Copy out every line exactly, passing over the pictures.
═══
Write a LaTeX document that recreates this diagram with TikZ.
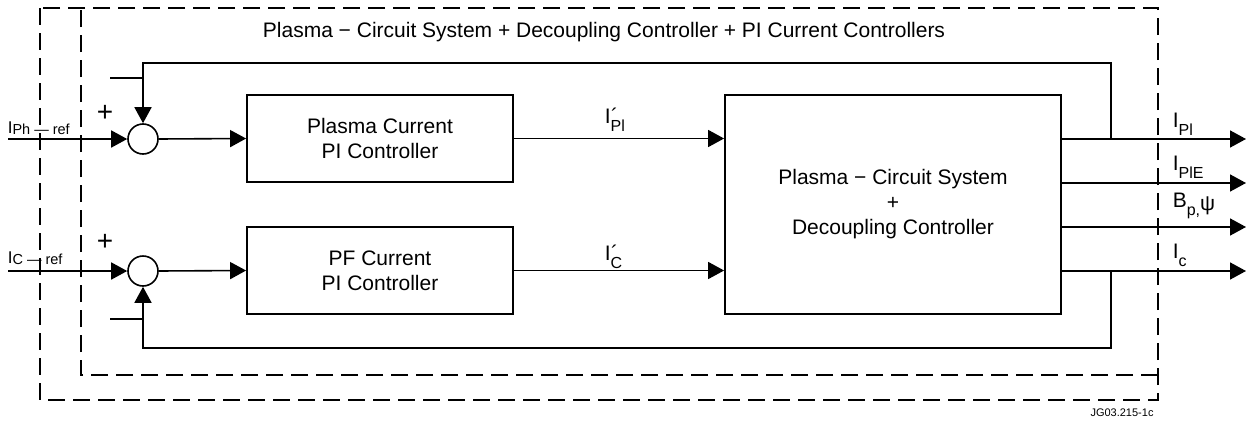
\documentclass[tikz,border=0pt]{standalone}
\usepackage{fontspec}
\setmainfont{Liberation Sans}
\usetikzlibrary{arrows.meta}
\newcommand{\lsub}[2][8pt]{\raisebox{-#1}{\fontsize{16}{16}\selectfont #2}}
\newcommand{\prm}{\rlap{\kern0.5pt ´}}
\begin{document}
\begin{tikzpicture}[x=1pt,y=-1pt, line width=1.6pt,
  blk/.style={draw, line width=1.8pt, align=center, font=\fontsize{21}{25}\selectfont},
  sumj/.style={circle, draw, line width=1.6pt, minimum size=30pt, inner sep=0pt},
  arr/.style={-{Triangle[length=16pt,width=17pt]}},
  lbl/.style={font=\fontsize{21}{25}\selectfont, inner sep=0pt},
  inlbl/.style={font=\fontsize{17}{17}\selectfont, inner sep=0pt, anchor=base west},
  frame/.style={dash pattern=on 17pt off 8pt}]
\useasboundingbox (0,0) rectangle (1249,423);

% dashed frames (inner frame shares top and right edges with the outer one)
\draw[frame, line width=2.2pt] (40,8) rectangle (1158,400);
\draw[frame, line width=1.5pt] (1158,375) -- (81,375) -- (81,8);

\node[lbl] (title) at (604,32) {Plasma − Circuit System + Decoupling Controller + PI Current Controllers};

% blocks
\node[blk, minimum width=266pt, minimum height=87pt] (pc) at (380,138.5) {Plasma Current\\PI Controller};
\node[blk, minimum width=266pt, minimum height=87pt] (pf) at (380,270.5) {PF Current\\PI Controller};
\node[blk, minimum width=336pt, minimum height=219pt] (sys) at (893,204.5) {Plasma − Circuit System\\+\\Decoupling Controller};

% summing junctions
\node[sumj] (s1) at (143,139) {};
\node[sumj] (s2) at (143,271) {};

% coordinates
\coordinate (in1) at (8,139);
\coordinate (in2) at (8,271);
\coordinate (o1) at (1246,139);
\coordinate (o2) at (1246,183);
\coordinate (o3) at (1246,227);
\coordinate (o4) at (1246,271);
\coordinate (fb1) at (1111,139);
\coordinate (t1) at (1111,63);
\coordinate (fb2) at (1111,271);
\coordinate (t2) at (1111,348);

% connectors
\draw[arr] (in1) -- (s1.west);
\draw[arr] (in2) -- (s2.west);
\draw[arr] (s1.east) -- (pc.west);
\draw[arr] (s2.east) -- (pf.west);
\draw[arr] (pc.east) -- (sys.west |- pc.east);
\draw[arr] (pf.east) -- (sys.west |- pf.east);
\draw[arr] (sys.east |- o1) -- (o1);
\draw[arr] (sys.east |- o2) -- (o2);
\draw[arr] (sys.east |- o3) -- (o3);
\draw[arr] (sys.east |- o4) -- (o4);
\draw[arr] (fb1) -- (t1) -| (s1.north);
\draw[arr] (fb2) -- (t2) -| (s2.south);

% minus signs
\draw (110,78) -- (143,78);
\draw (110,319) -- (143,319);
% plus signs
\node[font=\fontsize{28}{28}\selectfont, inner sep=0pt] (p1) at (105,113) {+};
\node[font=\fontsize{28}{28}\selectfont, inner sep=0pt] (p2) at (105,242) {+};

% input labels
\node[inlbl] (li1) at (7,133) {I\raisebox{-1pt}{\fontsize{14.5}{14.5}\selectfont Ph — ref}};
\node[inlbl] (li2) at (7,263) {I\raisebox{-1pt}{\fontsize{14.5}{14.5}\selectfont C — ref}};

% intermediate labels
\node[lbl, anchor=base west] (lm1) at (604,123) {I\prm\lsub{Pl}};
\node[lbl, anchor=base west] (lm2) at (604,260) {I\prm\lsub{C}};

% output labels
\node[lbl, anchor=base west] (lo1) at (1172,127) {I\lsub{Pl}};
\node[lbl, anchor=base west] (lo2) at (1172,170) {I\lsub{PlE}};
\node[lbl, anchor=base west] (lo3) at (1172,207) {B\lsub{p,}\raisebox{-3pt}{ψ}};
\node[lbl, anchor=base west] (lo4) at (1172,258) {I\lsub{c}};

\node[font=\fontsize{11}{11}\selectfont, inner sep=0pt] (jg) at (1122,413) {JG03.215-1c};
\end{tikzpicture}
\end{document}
═══
- [RESPONSE]
Write a LaTeX document that recreates this diagram with TikZ.
\documentclass[tikz,border=0pt]{standalone}
\usepackage{fontspec}
\setmainfont{Liberation Sans}
\usetikzlibrary{arrows.meta}
\newcommand{\lsub}[2][8pt]{\raisebox{-#1}{\fontsize{16}{16}\selectfont #2}}
\newcommand{\prm}{\rlap{\kern0.5pt ´}}
\begin{document}
\begin{tikzpicture}[x=1pt,y=-1pt, line width=1.6pt,
  blk/.style={draw, line width=1.8pt, align=center, font=\fontsize{21}{25}\selectfont},
  sumj/.style={circle, draw, line width=1.6pt, minimum size=30pt, inner sep=0pt},
  arr/.style={-{Triangle[length=16pt,width=17pt]}},
  lbl/.style={font=\fontsize{21}{25}\selectfont, inner sep=0pt},
  inlbl/.style={font=\fontsize{17}{17}\selectfont, inner sep=0pt, anchor=base west},
  frame/.style={dash pattern=on 17pt off 8pt}]
\useasboundingbox (0,0) rectangle (1249,423);

% dashed frames (inner frame shares top and right edges with the outer one)
\draw[frame, line width=2.2pt] (40,8) rectangle (1158,400);
\draw[frame, line width=1.5pt] (1158,375) -- (81,375) -- (81,8);

\node[lbl] (title) at (604,32) {Plasma − Circuit System + Decoupling Controller + PI Current Controllers};

% blocks
\node[blk, minimum width=266pt, minimum height=87pt] (pc) at (380,138.5) {Plasma Current\\PI Controller};
\node[blk, minimum width=266pt, minimum height=87pt] (pf) at (380,270.5) {PF Current\\PI Controller};
\node[blk, minimum width=336pt, minimum height=219pt] (sys) at (893,204.5) {Plasma − Circuit System\\+\\Decoupling Controller};

% summing junctions
\node[sumj] (s1) at (143,139) {};
\node[sumj] (s2) at (143,271) {};

% coordinates
\coordinate (in1) at (8,139);
\coordinate (in2) at (8,271);
\coordinate (o1) at (1246,139);
\coordinate (o2) at (1246,183);
\coordinate (o3) at (1246,227);
\coordinate (o4) at (1246,271);
\coordinate (fb1) at (1111,139);
\coordinate (t1) at (1111,63);
\coordinate (fb2) at (1111,271);
\coordinate (t2) at (1111,348);

% connectors
\draw[arr] (in1) -- (s1.west);
\draw[arr] (in2) -- (s2.west);
\draw[arr] (s1.east) -- (pc.west);
\draw[arr] (s2.east) -- (pf.west);
\draw[arr] (pc.east) -- (sys.west |- pc.east);
\draw[arr] (pf.east) -- (sys.west |- pf.east);
\draw[arr] (sys.east |- o1) -- (o1);
\draw[arr] (sys.east |- o2) -- (o2);
\draw[arr] (sys.east |- o3) -- (o3);
\draw[arr] (sys.east |- o4) -- (o4);
\draw[arr] (fb1) -- (t1) -| (s1.north);
\draw[arr] (fb2) -- (t2) -| (s2.south);

% minus signs
\draw (110,78) -- (143,78);
\draw (110,319) -- (143,319);
% plus signs
\node[font=\fontsize{28}{28}\selectfont, inner sep=0pt] (p1) at (105,113) {+};
\node[font=\fontsize{28}{28}\selectfont, inner sep=0pt] (p2) at (105,242) {+};

% input labels
\node[inlbl] (li1) at (7,133) {I\raisebox{-1pt}{\fontsize{14.5}{14.5}\selectfont Ph — ref}};
\node[inlbl] (li2) at (7,263) {I\raisebox{-1pt}{\fontsize{14.5}{14.5}\selectfont C — ref}};

% intermediate labels
\node[lbl, anchor=base west] (lm1) at (604,123) {I\prm\lsub{Pl}};
\node[lbl, anchor=base west] (lm2) at (604,260) {I\prm\lsub{C}};

% output labels
\node[lbl, anchor=base west] (lo1) at (1172,127) {I\lsub{Pl}};
\node[lbl, anchor=base west] (lo2) at (1172,170) {I\lsub{PlE}};
\node[lbl, anchor=base west] (lo3) at (1172,207) {B\lsub{p,}\raisebox{-3pt}{ψ}};
\node[lbl, anchor=base west] (lo4) at (1172,258) {I\lsub{c}};

\node[font=\fontsize{11}{11}\selectfont, inner sep=0pt] (jg) at (1122,413) {JG03.215-1c};
\end{tikzpicture}
\end{document}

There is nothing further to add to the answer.